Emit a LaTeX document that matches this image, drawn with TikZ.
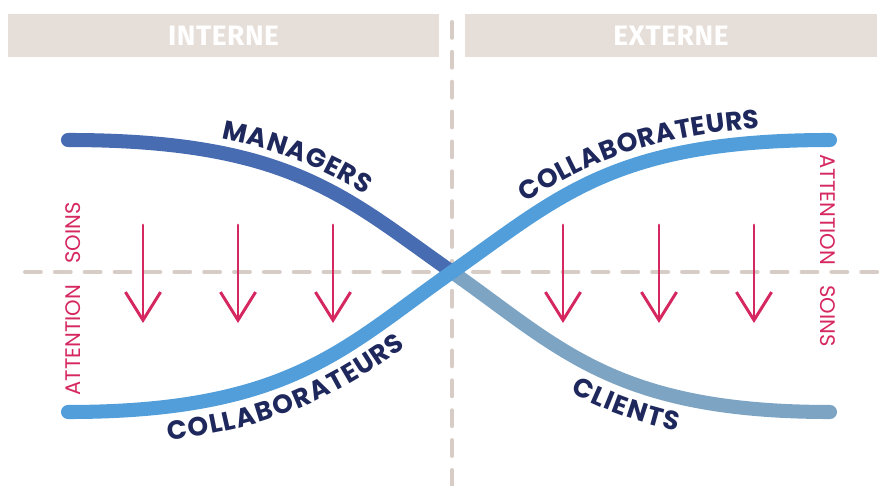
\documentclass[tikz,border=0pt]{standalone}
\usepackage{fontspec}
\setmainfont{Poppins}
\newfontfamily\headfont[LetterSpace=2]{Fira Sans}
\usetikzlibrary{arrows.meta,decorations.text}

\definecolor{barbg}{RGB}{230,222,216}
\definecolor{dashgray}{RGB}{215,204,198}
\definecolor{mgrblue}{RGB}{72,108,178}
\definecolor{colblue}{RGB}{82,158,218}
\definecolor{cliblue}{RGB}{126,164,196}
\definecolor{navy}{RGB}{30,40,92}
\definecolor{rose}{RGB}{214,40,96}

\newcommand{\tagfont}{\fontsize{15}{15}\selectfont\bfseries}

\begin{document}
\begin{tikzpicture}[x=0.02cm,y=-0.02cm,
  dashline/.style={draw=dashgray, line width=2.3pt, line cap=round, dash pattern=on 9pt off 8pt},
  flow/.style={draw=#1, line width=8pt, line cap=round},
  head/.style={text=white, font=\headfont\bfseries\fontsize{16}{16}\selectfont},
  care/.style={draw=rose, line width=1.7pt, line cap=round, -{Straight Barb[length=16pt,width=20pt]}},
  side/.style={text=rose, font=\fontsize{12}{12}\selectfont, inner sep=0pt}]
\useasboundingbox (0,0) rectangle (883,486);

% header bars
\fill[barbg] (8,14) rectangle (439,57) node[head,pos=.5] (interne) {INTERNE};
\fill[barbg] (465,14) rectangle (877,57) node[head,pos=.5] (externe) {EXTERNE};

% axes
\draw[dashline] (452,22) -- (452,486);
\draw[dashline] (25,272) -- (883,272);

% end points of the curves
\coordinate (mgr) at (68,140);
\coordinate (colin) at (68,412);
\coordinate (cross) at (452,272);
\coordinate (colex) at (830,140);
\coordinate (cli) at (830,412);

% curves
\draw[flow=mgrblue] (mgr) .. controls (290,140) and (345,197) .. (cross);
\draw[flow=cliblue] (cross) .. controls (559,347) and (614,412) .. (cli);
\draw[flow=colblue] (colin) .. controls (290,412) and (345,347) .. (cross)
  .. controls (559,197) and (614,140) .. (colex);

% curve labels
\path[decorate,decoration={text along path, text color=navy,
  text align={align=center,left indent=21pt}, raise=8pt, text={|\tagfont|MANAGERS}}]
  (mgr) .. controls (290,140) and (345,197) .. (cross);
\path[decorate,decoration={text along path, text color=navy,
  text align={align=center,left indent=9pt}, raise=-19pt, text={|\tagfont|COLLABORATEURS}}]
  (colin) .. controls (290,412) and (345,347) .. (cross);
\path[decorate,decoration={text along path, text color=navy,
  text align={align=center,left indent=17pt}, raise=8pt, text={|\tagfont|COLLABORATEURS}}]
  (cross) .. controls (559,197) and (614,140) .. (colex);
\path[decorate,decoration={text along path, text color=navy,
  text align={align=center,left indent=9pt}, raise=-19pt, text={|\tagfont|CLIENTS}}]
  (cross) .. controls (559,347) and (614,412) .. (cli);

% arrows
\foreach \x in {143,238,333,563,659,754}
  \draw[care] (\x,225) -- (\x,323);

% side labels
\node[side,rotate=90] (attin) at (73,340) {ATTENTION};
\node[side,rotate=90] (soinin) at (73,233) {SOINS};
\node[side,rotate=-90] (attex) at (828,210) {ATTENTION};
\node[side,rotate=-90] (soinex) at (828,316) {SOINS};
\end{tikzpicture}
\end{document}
------------------------------
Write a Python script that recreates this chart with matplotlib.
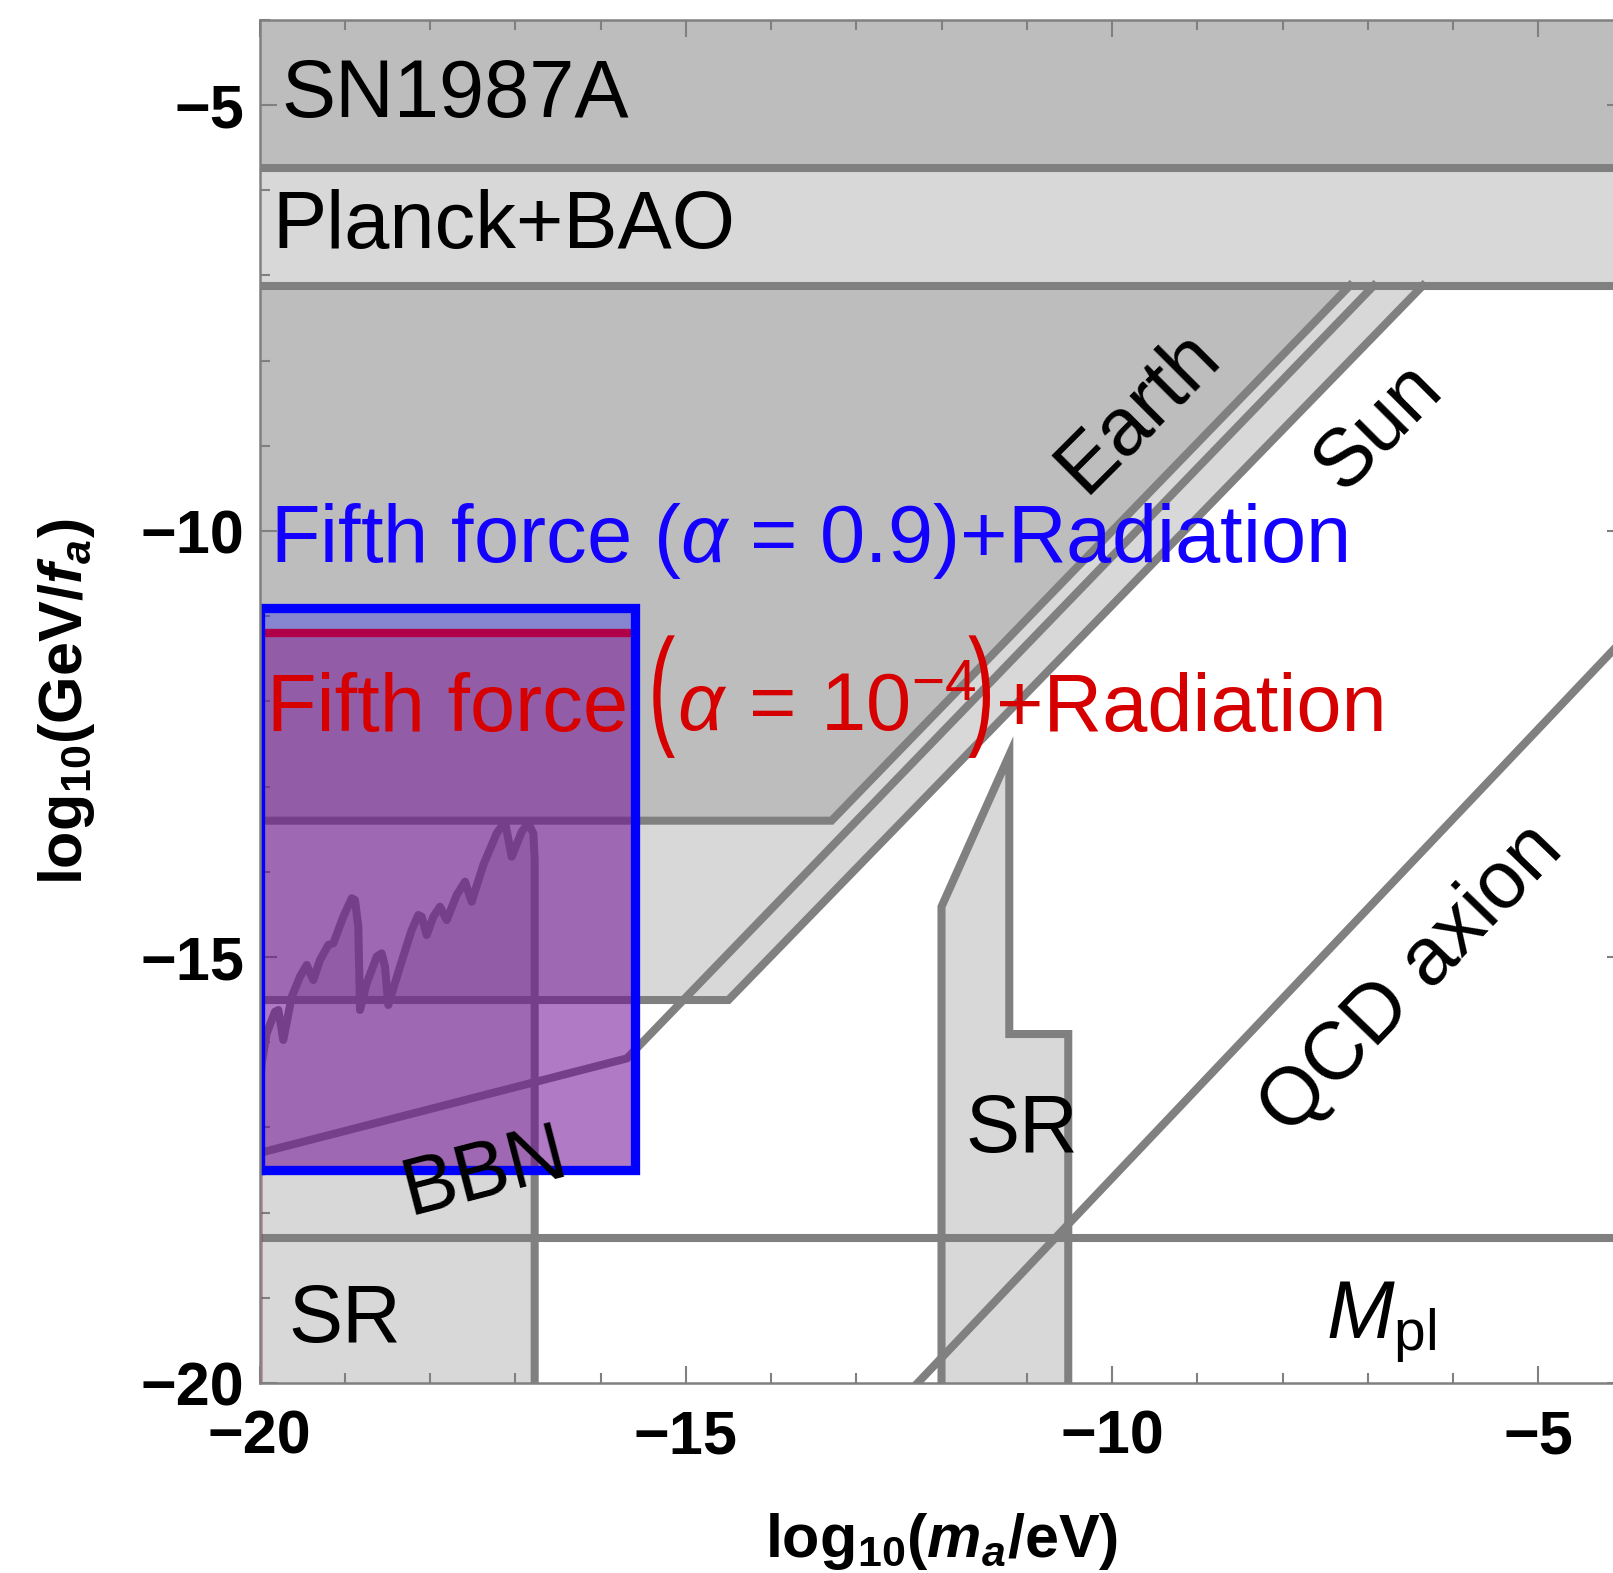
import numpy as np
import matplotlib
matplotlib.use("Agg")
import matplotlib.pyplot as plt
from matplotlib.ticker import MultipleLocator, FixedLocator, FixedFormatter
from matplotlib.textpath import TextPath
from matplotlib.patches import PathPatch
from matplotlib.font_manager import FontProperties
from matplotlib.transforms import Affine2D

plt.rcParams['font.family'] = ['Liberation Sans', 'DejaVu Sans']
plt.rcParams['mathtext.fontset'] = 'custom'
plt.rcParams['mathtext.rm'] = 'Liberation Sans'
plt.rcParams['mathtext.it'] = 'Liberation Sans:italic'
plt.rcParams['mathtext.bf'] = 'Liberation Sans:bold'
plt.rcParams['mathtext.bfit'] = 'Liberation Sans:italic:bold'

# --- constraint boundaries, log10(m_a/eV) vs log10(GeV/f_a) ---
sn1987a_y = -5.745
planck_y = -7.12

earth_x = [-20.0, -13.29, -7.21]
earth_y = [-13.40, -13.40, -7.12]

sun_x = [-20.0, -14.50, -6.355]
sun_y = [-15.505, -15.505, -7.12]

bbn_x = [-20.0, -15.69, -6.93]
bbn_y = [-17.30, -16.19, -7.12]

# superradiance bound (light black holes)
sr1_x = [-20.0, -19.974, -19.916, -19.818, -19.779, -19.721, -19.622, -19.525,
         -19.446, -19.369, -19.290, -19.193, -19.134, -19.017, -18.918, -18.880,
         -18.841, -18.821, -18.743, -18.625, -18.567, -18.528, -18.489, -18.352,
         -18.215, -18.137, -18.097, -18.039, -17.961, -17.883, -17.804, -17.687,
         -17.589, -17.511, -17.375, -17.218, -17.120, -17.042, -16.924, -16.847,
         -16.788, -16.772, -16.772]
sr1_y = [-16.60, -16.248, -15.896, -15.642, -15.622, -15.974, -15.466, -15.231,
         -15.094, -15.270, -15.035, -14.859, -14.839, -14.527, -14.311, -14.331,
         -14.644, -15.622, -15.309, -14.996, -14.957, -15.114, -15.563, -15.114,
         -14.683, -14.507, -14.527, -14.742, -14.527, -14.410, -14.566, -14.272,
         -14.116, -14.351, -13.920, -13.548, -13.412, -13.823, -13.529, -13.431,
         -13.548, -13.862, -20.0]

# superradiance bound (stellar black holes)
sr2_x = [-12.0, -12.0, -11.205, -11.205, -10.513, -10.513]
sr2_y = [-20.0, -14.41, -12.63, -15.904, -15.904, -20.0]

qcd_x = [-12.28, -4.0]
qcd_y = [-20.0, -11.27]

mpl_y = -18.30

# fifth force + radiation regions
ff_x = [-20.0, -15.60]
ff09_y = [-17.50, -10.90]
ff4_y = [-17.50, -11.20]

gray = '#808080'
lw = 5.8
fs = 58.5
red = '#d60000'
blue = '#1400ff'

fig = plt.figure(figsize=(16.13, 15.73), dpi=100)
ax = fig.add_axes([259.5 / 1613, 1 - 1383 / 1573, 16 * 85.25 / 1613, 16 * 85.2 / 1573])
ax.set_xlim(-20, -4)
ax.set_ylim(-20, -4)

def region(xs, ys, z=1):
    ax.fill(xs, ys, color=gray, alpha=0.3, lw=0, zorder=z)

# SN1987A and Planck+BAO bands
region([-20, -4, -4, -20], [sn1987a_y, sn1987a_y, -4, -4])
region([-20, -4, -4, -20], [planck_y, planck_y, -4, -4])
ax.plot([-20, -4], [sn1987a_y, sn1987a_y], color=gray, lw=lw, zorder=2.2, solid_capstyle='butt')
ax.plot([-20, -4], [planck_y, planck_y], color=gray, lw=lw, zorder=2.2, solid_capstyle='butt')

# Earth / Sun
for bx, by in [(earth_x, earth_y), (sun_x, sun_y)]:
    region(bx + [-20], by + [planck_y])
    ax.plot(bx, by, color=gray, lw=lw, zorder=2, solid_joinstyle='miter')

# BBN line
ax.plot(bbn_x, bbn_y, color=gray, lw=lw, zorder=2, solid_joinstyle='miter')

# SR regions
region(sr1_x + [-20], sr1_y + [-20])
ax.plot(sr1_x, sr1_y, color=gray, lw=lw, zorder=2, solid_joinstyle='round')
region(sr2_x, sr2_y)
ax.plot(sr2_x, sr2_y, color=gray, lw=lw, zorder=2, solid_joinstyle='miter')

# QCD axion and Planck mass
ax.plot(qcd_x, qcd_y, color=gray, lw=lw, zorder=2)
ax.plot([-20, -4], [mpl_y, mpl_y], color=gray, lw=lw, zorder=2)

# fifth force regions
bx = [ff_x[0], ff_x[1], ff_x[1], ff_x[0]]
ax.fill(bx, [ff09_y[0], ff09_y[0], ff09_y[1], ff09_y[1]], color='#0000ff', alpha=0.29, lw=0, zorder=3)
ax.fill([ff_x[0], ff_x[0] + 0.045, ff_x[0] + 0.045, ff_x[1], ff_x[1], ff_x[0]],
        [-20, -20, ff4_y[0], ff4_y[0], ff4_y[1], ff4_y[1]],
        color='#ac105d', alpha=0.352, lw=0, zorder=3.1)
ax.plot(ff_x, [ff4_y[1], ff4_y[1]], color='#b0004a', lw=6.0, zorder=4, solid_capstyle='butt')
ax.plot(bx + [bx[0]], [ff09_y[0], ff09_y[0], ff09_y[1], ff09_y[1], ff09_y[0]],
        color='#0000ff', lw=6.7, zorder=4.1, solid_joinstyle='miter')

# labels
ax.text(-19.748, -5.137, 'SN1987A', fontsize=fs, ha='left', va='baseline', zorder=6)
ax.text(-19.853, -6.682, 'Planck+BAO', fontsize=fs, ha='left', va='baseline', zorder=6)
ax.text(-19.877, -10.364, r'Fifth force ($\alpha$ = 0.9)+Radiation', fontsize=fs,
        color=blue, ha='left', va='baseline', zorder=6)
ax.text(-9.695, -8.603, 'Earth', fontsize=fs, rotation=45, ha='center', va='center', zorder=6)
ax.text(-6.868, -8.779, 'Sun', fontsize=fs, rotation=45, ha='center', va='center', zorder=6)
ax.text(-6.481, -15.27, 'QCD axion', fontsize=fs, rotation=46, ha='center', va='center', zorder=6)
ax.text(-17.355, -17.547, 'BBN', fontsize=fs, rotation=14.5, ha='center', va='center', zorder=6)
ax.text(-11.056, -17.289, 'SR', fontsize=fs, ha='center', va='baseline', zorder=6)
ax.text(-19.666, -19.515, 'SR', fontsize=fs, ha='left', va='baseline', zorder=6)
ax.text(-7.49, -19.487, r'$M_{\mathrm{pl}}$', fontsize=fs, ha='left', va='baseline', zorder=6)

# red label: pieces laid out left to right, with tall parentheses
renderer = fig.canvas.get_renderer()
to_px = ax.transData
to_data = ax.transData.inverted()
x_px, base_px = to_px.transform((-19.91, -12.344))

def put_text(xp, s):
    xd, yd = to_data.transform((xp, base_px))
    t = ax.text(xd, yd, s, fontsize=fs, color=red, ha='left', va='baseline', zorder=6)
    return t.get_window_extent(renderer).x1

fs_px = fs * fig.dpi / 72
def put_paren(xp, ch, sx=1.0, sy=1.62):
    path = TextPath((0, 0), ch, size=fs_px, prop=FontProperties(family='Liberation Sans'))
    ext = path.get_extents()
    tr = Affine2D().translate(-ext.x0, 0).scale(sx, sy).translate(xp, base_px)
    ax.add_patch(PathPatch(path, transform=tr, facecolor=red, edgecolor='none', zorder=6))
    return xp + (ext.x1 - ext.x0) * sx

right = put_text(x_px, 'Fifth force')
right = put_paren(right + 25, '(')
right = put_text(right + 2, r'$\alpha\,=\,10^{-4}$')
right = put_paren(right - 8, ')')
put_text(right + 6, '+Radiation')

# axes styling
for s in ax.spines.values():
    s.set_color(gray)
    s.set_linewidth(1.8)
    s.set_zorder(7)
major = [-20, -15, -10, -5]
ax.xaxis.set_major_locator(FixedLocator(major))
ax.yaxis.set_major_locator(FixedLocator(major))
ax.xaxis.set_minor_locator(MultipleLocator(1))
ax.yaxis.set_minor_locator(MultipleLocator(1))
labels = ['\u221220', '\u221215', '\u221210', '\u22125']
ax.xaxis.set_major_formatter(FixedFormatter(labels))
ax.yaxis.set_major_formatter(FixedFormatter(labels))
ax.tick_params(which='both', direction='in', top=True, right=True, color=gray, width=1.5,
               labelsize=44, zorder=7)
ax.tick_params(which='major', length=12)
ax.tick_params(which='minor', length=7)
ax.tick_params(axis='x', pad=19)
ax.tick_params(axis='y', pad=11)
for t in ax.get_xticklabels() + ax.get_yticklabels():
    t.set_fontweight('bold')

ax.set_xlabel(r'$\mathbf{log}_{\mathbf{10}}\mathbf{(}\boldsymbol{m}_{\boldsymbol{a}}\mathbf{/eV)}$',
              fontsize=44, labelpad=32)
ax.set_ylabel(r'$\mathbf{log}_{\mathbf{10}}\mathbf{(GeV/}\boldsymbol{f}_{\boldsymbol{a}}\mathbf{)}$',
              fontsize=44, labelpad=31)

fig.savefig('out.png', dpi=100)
------------------------------
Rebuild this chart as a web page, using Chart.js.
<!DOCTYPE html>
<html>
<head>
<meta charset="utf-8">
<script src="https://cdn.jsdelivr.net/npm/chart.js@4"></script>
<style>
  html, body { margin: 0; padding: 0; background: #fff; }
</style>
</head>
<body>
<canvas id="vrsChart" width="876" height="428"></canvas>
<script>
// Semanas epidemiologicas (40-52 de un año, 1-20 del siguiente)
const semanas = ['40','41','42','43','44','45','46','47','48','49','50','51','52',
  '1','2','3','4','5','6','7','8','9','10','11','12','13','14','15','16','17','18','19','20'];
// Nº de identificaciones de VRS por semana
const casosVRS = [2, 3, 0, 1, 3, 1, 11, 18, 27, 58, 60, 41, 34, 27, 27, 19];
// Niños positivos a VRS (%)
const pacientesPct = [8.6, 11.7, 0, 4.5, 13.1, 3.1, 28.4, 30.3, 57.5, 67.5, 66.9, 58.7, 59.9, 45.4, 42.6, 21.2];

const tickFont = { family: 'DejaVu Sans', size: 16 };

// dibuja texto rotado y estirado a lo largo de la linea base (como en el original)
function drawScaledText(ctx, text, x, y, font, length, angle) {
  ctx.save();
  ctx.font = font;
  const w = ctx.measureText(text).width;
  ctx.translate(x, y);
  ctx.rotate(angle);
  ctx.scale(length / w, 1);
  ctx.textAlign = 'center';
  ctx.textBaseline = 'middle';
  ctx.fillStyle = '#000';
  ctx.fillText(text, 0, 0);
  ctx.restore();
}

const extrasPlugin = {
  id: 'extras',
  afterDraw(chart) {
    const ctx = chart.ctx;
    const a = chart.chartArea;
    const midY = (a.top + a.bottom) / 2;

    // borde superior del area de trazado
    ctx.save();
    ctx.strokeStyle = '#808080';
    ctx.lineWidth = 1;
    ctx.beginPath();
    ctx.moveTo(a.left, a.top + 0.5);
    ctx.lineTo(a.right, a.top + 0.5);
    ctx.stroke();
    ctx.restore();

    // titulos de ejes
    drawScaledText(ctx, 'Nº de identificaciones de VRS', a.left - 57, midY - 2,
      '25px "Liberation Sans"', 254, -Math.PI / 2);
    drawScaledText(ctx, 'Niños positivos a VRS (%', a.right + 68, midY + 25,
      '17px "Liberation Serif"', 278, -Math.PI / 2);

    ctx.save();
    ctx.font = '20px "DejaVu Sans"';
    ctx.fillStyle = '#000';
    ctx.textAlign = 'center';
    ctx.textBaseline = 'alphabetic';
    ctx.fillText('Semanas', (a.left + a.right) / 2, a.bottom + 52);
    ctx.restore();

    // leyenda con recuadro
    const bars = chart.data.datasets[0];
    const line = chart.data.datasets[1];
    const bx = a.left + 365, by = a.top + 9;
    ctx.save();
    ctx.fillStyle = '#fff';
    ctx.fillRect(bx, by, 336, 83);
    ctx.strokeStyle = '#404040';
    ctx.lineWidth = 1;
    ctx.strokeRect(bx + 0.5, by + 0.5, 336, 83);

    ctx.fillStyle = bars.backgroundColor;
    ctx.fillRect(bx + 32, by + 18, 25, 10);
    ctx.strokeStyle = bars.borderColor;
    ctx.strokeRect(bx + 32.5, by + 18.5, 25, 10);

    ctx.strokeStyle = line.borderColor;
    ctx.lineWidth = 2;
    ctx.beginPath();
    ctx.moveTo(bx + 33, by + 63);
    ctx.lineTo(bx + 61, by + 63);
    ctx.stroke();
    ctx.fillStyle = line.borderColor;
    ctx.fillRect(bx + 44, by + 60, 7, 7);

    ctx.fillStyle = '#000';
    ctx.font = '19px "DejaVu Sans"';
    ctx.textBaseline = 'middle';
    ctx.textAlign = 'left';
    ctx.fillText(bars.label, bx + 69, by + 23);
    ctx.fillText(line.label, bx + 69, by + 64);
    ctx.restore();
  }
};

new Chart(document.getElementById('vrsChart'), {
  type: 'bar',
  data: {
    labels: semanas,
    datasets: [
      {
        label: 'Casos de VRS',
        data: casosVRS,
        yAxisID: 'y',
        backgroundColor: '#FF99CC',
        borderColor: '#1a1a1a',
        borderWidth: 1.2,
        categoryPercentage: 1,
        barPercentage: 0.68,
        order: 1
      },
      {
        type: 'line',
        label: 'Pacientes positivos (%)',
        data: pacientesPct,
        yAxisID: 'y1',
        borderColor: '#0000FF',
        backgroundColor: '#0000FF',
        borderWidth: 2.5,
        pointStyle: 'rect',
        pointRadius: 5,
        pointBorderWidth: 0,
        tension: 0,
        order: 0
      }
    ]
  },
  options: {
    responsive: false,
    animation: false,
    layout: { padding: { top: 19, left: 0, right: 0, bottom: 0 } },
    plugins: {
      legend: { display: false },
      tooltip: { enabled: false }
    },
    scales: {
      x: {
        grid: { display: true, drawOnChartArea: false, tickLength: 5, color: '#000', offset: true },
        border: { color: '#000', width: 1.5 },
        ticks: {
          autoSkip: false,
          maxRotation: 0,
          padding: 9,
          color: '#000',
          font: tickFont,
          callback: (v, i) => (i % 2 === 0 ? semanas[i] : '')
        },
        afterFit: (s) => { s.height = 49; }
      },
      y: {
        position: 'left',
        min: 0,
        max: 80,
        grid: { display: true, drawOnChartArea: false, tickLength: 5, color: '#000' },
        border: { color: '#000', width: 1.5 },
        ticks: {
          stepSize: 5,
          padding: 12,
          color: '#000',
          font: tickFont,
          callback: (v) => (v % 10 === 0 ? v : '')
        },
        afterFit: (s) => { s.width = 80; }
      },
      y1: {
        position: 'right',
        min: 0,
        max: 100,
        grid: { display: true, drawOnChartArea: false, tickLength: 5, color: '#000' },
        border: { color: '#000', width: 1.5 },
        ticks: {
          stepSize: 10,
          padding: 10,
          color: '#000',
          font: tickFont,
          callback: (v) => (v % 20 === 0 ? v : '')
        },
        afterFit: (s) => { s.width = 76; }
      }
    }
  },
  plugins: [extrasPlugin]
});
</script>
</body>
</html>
------------------------------
#### [AIM]
Lines from the one with "Write a Python" through the one with "bbn_y = [-17.30, -16.19, -7.12]" are the only ones to quote. Quote them exactly and leave out pictures.

#### [FINAL RESULT]
Write a Python script that recreates this chart with matplotlib.
import numpy as np
import matplotlib
matplotlib.use("Agg")
import matplotlib.pyplot as plt
from matplotlib.ticker import MultipleLocator, FixedLocator, FixedFormatter
from matplotlib.textpath import TextPath
from matplotlib.patches import PathPatch
from matplotlib.font_manager import FontProperties
from matplotlib.transforms import Affine2D

plt.rcParams['font.family'] = ['Liberation Sans', 'DejaVu Sans']
plt.rcParams['mathtext.fontset'] = 'custom'
plt.rcParams['mathtext.rm'] = 'Liberation Sans'
plt.rcParams['mathtext.it'] = 'Liberation Sans:italic'
plt.rcParams['mathtext.bf'] = 'Liberation Sans:bold'
plt.rcParams['mathtext.bfit'] = 'Liberation Sans:italic:bold'

# --- constraint boundaries, log10(m_a/eV) vs log10(GeV/f_a) ---
sn1987a_y = -5.745
planck_y = -7.12

earth_x = [-20.0, -13.29, -7.21]
earth_y = [-13.40, -13.40, -7.12]

sun_x = [-20.0, -14.50, -6.355]
sun_y = [-15.505, -15.505, -7.12]

bbn_x = [-20.0, -15.69, -6.93]
bbn_y = [-17.30, -16.19, -7.12]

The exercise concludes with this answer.